Owing to the pink Cadillac appearing on the cover art and several times in the lyrics, more than 100 pink Cadillacs accompanied Franklin in her funeral procession in August 2018.

==Music video==
The video, directed by British filmmaker Brian Grant, was filmed primarily in black and white. It was filmed at Club Tattoo on Woodbridge Avenue (which Franklin co-owned) and is mostly a performance video. Franklin's "Another Night" music video was also filmed there. "Freeway of Love" is interspersed with videos of automobiles being manufactured in the early 1970s (Ford Mustang) and a then-current Cadillac Cimarron, the exterior of the original Motown headquarters, "Hitsville U.S.A." at 2648 West Grand Blvd. in Detroit, as well as dancers in and around cars, sky shots of freeways, the Detroit skyline, and other ephemeral visuals. Portions of the "Freeway of Love" video were also filmed at Doug's Body Shop, located at 22061 Woodward Avenue, in Ferndale, Michigan. Clarence Clemons is featured in the video and performs saxophone on the song.
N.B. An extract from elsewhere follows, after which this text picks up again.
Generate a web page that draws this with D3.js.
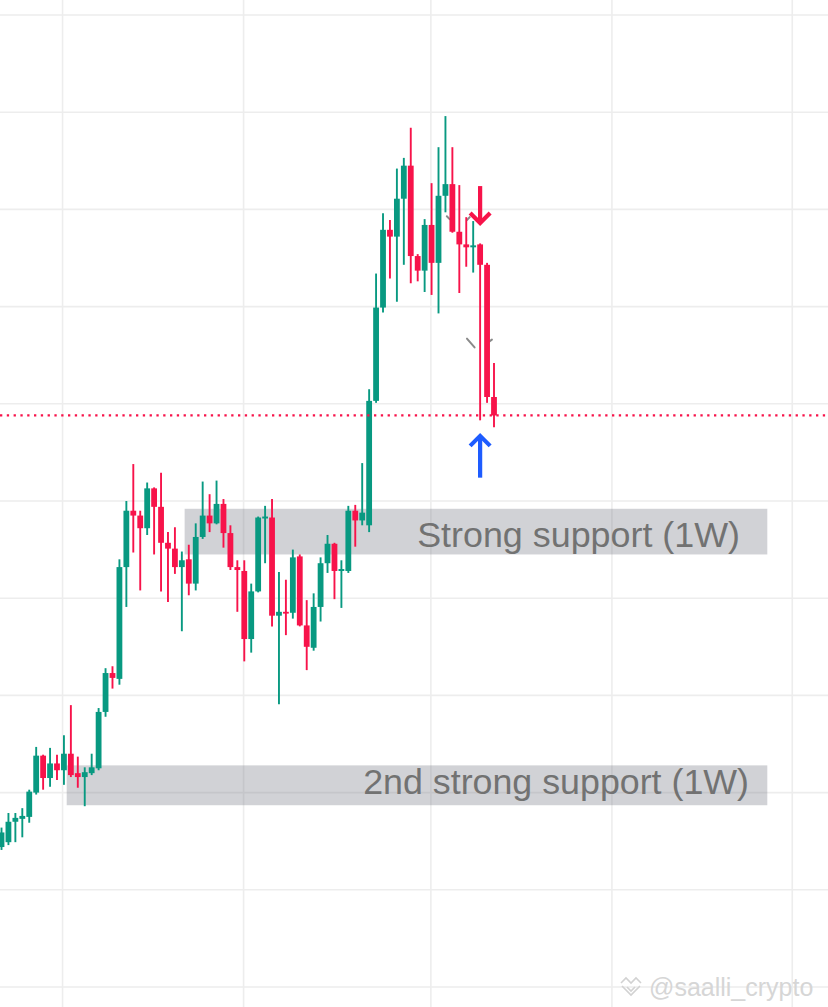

Although the video is set to the original version of the song, the tempo of the song is noticeably faster in the video.

==Reception==
John Leland of Spin wrote, "While the rote mid-tempo rocker doesn't give Aretha a chance to get loose and do Niki Hokey, she still proves that she's a true national treasure, turning mere words — and bad ones at that — into powerful intimations, invitations, and sonic gyrations." Armond White added, "This is also a highway of life song, proclaiming Aretha's longevity and the pleasure she's found in taking a brisk, easy pace. Aretha ends with a rousing jam that confirms her as the mother/master of much that is current. She's still the Queen of Soul."

==Track listing==
- US 7" Single

| No. | Title | Length |
|---|---|---|
| 1. | "Freeway of Love" | 4:09 |
| 2. | "Until You Say You Love Me" | 4:55 |

== Personnel ==
- Aretha Franklin – lead vocals
- Walter "Baby Love" Afanasieff – keyboards
- Preston "Tiger Head" Glass – keyboards and keyboard vibes, backing vocals
- Corrado Rustici – guitar
- Randy "The King" Jackson – synth bass
- Narada Michael Walden – drums and percussion
- Greg "Gigi" Gonaway – tambourine
- Mingo Lewis – congas, percussion
- The Santana Rhythm Section – percussion
- Clarence Clemons – saxophone, guest appearance (courtesy of Columbia Records)
- Karen "Kitty Beethoven" Brewington, Carolyn Franklin, Jim Gilstrap, Sylvester, Vicki Randle, Jeanie Tracy, Martha Wash, Laundon Von Hendricks – backing vocals

==Charts==

===Weekly charts===

| Chart (1985–1986) | Peak position |
|---|---|
| Australia (Kent Music Report) | 6 |
| Belgium (Ultratop 50 Flanders) | 27 |
| Canada (The Record) | 6 |
| Netherlands (Dutch Top 40) | 31 |
| Netherlands (Single Top 100) | 27 |
| New Zealand (Recorded Music NZ) | 3 |
| Sweden (Sverigetopplistan) | 16 |
| UK Singles (OCC) | 51 |
| US Billboard Hot 100 | 3 |
| US Adult Contemporary (Billboard) | 11 |
| US Dance Club Songs (Billboard) | 1 |
| US Hot Black Singles (Billboard) | 1 |

=== Year-end charts ===

| Chart (1985) | Position |
|---|---|
| Australia (Kent Music Report) | 65 |
| US Top Pop Singles (Billboard) | 43 |
| US Hot Black Singles | 7 |

==Cover versions==
- In 1986, "Weird Al" Yankovic covered the song as part of his polka medley "Polka Party!".
- The song was covered in 2009 by house music/dance singer Pepper Mashay.